## WORK INSTRUCTIONS:
Your task is to give the listing below back word for word, pictures excluded.

## DATA SEGMENT:

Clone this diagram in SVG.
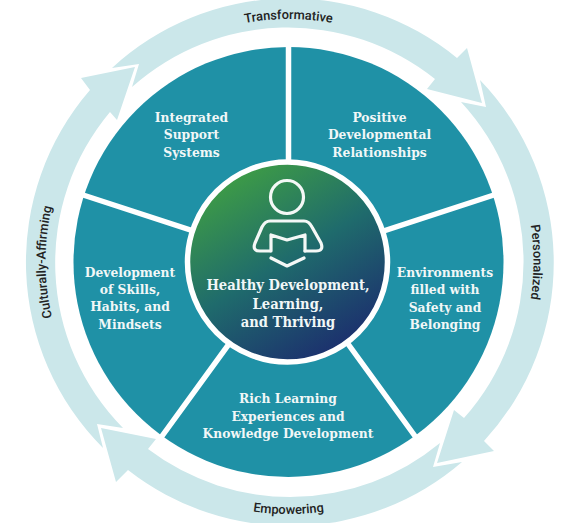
<svg xmlns="http://www.w3.org/2000/svg" width="567" height="523" viewBox="0 0 567 523">
<style>
.band{fill:#cbe7ea}
.sec{fill:#1f91a6}
.div{stroke:#fff;stroke-width:5.5;fill:none}
.t{font-family:"DejaVu Serif Condensed","DejaVu Serif",serif;font-weight:700;font-size:13.700px;fill:#f1f7f7;text-anchor:middle}
.c{font-size:14.600px}
.r{font-family:Roboto,"Liberation Sans",sans-serif;font-weight:500;font-size:12.800px;fill:#222;text-anchor:middle}
.ic{fill:none;stroke:#f4f8f6;stroke-width:3.2;stroke-linejoin:round;stroke-linecap:round}
</style>
<defs>
<linearGradient id="g" x1="0.2" y1="0.05" x2="0.75" y2="0.95"><stop offset="0" stop-color="#3f9e44"/><stop offset="0.5" stop-color="#1f6b6c"/><stop offset="1" stop-color="#1c2f6e"/></linearGradient>
<path id="pT" d="M185.800 41.800 A243 243 0 0 1 391.200 41.800"/>
<path id="pP" d="M510.500 158.500 A245 245 0 0 1 510.500 365.500"/>
<path id="pE" d="M182 490.400 A252 252 0 0 0 395 490.400"/>
<path id="pC" d="M68.300 364.700 A243 243 0 0 1 68.300 159.300"/>
</defs>
<g id="connectors">
<path class="band" d="M112 68 A263 263 0 0 1 457 58 L467 48 L482 103 L427 89 L435 79 A235 235 0 0 0 132 87 L139 64 Z"/>
<path class="band" d="M480 80 A263 263 0 0 1 484 441 L494 451 L437 463 L454 410 L464 418 A235 235 0 0 0 461 102 L486 107 Z"/>
<path class="band" d="M462 462 A263 263 0 0 1 128 470 L116 482 L101 428 L156 439 L148 449 A235 235 0 0 0 440 443 L433 467 Z"/>
<path class="band" d="M103 448 A263 263 0 0 1 90 90 L81 78 L135 67 L117 120 L110 112 A235 235 0 0 0 123 428 L97 424 Z"/>
</g>
<g id="disk"><circle class="sec" cx="288.500" cy="262" r="215"/>
<path class="div" d="M288.500 262V40M288.500 262L500 193M288.500 262L420 443M288.500 262L157 443M288.500 262L77 193"/></g>
<g id="n1"><text class="t" x="191.500" y="122">Integrated</text><text class="t" x="191.500" y="139">Support</text><text class="t" x="191.500" y="157">Systems</text></g>
<g id="n2"><text class="t" x="379.500" y="122">Positive</text><text class="t" x="379.500" y="139">Developmental</text><text class="t" x="379.500" y="157">Relationships</text></g>
<g id="n3"><text class="t" x="445" y="277">Environments</text><text class="t" x="445" y="294">filled with</text><text class="t" x="445" y="312">Safety and</text><text class="t" x="445" y="329">Belonging</text></g>
<g id="n4"><text class="t" x="288" y="403">Rich Learning</text><text class="t" x="288" y="421">Experiences and</text><text class="t" x="288" y="438">Knowledge Development</text></g>
<g id="n5"><text class="t" x="130" y="277">Development</text><text class="t" x="130" y="294">of Skills,</text><text class="t" x="130" y="311">Habits, and</text><text class="t" x="130" y="329">Mindsets</text></g>
<g id="center"><circle cx="287.500" cy="262" r="100" fill="url(#g)" stroke="#fff" stroke-width="5.500"/>
<circle class="ic" cx="287" cy="197" r="16.500"/>
<path class="ic" d="M270 221H304Q309 221 312 227L321 243Q324 251 316 251H305M270 221Q265 221 262 227L255 243Q252 251 260 251H270"/>
<path class="ic" d="M271 235L287 240L305 235V251M271 235V251M271 258L287 266L304 258"/>
<text class="t c" x="288" y="290">Healthy Development,</text><text class="t c" x="288" y="309">Learning,</text><text class="t c" x="288" y="327">and Thriving</text></g>
<g id="labels">
<text class="r"><textPath href="#pT" startOffset="50%">Transformative</textPath></text>
<text class="r"><textPath href="#pP" startOffset="50%">Personalized</textPath></text>
<text class="r"><textPath href="#pE" startOffset="50%">Empowering</textPath></text>
<text class="r"><textPath href="#pC" startOffset="50%">Culturally-Affirming</textPath></text>
</g>
</svg>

## TASK ANSWER:
Clone this diagram in SVG.
<svg xmlns="http://www.w3.org/2000/svg" width="567" height="523" viewBox="0 0 567 523">
<style>
.band{fill:#cbe7ea}
.sec{fill:#1f91a6}
.div{stroke:#fff;stroke-width:5.5;fill:none}
.t{font-family:"DejaVu Serif Condensed","DejaVu Serif",serif;font-weight:700;font-size:13.700px;fill:#f1f7f7;text-anchor:middle}
.c{font-size:14.600px}
.r{font-family:Roboto,"Liberation Sans",sans-serif;font-weight:500;font-size:12.800px;fill:#222;text-anchor:middle}
.ic{fill:none;stroke:#f4f8f6;stroke-width:3.2;stroke-linejoin:round;stroke-linecap:round}
</style>
<defs>
<linearGradient id="g" x1="0.2" y1="0.05" x2="0.75" y2="0.95"><stop offset="0" stop-color="#3f9e44"/><stop offset="0.5" stop-color="#1f6b6c"/><stop offset="1" stop-color="#1c2f6e"/></linearGradient>
<path id="pT" d="M185.800 41.800 A243 243 0 0 1 391.200 41.800"/>
<path id="pP" d="M510.500 158.500 A245 245 0 0 1 510.500 365.500"/>
<path id="pE" d="M182 490.400 A252 252 0 0 0 395 490.400"/>
<path id="pC" d="M68.300 364.700 A243 243 0 0 1 68.300 159.300"/>
</defs>
<g id="connectors">
<path class="band" d="M112 68 A263 263 0 0 1 457 58 L467 48 L482 103 L427 89 L435 79 A235 235 0 0 0 132 87 L139 64 Z"/>
<path class="band" d="M480 80 A263 263 0 0 1 484 441 L494 451 L437 463 L454 410 L464 418 A235 235 0 0 0 461 102 L486 107 Z"/>
<path class="band" d="M462 462 A263 263 0 0 1 128 470 L116 482 L101 428 L156 439 L148 449 A235 235 0 0 0 440 443 L433 467 Z"/>
<path class="band" d="M103 448 A263 263 0 0 1 90 90 L81 78 L135 67 L117 120 L110 112 A235 235 0 0 0 123 428 L97 424 Z"/>
</g>
<g id="disk"><circle class="sec" cx="288.500" cy="262" r="215"/>
<path class="div" d="M288.500 262V40M288.500 262L500 193M288.500 262L420 443M288.500 262L157 443M288.500 262L77 193"/></g>
<g id="n1"><text class="t" x="191.500" y="122">Integrated</text><text class="t" x="191.500" y="139">Support</text><text class="t" x="191.500" y="157">Systems</text></g>
<g id="n2"><text class="t" x="379.500" y="122">Positive</text><text class="t" x="379.500" y="139">Developmental</text><text class="t" x="379.500" y="157">Relationships</text></g>
<g id="n3"><text class="t" x="445" y="277">Environments</text><text class="t" x="445" y="294">filled with</text><text class="t" x="445" y="312">Safety and</text><text class="t" x="445" y="329">Belonging</text></g>
<g id="n4"><text class="t" x="288" y="403">Rich Learning</text><text class="t" x="288" y="421">Experiences and</text><text class="t" x="288" y="438">Knowledge Development</text></g>
<g id="n5"><text class="t" x="130" y="277">Development</text><text class="t" x="130" y="294">of Skills,</text><text class="t" x="130" y="311">Habits, and</text><text class="t" x="130" y="329">Mindsets</text></g>
<g id="center"><circle cx="287.500" cy="262" r="100" fill="url(#g)" stroke="#fff" stroke-width="5.500"/>
<circle class="ic" cx="287" cy="197" r="16.500"/>
<path class="ic" d="M270 221H304Q309 221 312 227L321 243Q324 251 316 251H305M270 221Q265 221 262 227L255 243Q252 251 260 251H270"/>
<path class="ic" d="M271 235L287 240L305 235V251M271 235V251M271 258L287 266L304 258"/>
<text class="t c" x="288" y="290">Healthy Development,</text><text class="t c" x="288" y="309">Learning,</text><text class="t c" x="288" y="327">and Thriving</text></g>
<g id="labels">
<text class="r"><textPath href="#pT" startOffset="50%">Transformative</textPath></text>
<text class="r"><textPath href="#pP" startOffset="50%">Personalized</textPath></text>
<text class="r"><textPath href="#pE" startOffset="50%">Empowering</textPath></text>
<text class="r"><textPath href="#pC" startOffset="50%">Culturally-Affirming</textPath></text>
</g>
</svg>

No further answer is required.